(Entries with chart source code)

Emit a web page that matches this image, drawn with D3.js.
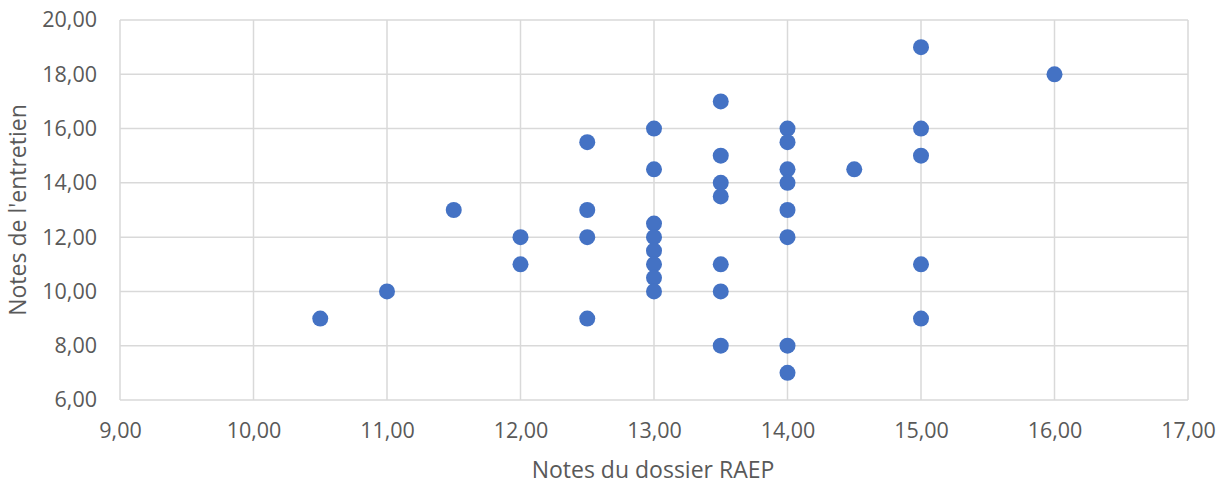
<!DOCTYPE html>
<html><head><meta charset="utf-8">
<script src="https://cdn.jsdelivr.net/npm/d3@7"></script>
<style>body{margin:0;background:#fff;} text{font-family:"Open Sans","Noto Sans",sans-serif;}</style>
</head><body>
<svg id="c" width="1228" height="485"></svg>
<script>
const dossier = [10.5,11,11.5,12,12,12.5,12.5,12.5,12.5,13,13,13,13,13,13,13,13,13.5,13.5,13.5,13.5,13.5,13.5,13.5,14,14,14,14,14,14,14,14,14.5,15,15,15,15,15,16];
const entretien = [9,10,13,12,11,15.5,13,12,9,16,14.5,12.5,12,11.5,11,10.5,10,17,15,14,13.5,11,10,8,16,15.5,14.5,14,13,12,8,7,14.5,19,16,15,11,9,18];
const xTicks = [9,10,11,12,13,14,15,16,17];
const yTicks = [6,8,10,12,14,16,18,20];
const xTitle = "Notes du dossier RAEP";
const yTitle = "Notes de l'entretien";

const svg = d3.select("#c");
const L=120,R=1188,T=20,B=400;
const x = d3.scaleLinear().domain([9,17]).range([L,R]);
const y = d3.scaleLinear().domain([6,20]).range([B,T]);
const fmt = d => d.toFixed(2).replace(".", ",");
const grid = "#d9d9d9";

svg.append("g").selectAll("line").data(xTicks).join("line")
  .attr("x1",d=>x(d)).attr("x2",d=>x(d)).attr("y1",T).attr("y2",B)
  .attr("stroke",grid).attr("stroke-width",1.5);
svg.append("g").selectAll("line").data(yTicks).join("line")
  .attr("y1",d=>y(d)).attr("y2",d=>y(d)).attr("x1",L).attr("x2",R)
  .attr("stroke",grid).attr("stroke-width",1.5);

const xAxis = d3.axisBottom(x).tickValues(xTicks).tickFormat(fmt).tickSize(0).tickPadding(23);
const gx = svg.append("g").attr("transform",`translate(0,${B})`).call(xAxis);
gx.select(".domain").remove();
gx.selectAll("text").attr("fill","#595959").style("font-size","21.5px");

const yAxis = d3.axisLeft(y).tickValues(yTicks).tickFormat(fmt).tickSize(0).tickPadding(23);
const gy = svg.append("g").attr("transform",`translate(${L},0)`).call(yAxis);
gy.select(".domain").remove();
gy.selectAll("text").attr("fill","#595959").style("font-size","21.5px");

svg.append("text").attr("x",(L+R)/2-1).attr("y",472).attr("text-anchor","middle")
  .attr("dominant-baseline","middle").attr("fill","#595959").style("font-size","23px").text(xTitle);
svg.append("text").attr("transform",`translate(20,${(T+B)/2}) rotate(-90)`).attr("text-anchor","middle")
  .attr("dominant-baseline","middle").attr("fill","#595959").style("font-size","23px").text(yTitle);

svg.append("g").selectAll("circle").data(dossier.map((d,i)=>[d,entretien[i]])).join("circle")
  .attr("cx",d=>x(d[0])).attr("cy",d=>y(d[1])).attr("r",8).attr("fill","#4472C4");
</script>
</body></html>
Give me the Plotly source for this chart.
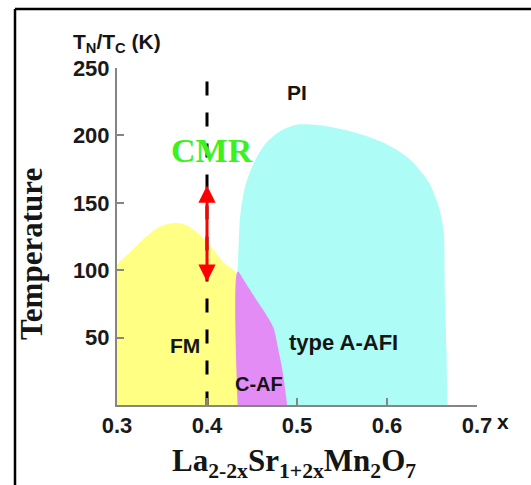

— GOAL OF THE EXERCISE —
Using the material above, retype each entry exactly and omit the pictures.

— TASK RESULT —
Emit a web page that matches this image, drawn with D3.js.
<!DOCTYPE html>
<html><head><meta charset="utf-8">
<script src="https://cdn.jsdelivr.net/npm/d3@7"></script>
<style>body{margin:0;background:#fff;} text{font-family:"Open Sans","Noto Sans",sans-serif;}</style>
</head><body>
<svg id="c" width="1228" height="485"></svg>
<script>
const dossier = [10.5,11,11.5,12,12,12.5,12.5,12.5,12.5,13,13,13,13,13,13,13,13,13.5,13.5,13.5,13.5,13.5,13.5,13.5,14,14,14,14,14,14,14,14,14.5,15,15,15,15,15,16];
const entretien = [9,10,13,12,11,15.5,13,12,9,16,14.5,12.5,12,11.5,11,10.5,10,17,15,14,13.5,11,10,8,16,15.5,14.5,14,13,12,8,7,14.5,19,16,15,11,9,18];
const xTicks = [9,10,11,12,13,14,15,16,17];
const yTicks = [6,8,10,12,14,16,18,20];
const xTitle = "Notes du dossier RAEP";
const yTitle = "Notes de l'entretien";

const svg = d3.select("#c");
const L=120,R=1188,T=20,B=400;
const x = d3.scaleLinear().domain([9,17]).range([L,R]);
const y = d3.scaleLinear().domain([6,20]).range([B,T]);
const fmt = d => d.toFixed(2).replace(".", ",");
const grid = "#d9d9d9";

svg.append("g").selectAll("line").data(xTicks).join("line")
  .attr("x1",d=>x(d)).attr("x2",d=>x(d)).attr("y1",T).attr("y2",B)
  .attr("stroke",grid).attr("stroke-width",1.5);
svg.append("g").selectAll("line").data(yTicks).join("line")
  .attr("y1",d=>y(d)).attr("y2",d=>y(d)).attr("x1",L).attr("x2",R)
  .attr("stroke",grid).attr("stroke-width",1.5);

const xAxis = d3.axisBottom(x).tickValues(xTicks).tickFormat(fmt).tickSize(0).tickPadding(23);
const gx = svg.append("g").attr("transform",`translate(0,${B})`).call(xAxis);
gx.select(".domain").remove();
gx.selectAll("text").attr("fill","#595959").style("font-size","21.5px");

const yAxis = d3.axisLeft(y).tickValues(yTicks).tickFormat(fmt).tickSize(0).tickPadding(23);
const gy = svg.append("g").attr("transform",`translate(${L},0)`).call(yAxis);
gy.select(".domain").remove();
gy.selectAll("text").attr("fill","#595959").style("font-size","21.5px");

svg.append("text").attr("x",(L+R)/2-1).attr("y",472).attr("text-anchor","middle")
  .attr("dominant-baseline","middle").attr("fill","#595959").style("font-size","23px").text(xTitle);
svg.append("text").attr("transform",`translate(20,${(T+B)/2}) rotate(-90)`).attr("text-anchor","middle")
  .attr("dominant-baseline","middle").attr("fill","#595959").style("font-size","23px").text(yTitle);

svg.append("g").selectAll("circle").data(dossier.map((d,i)=>[d,entretien[i]])).join("circle")
  .attr("cx",d=>x(d[0])).attr("cy",d=>y(d[1])).attr("r",8).attr("fill","#4472C4");
</script>
</body></html>
Give me the Plotly source for this chart.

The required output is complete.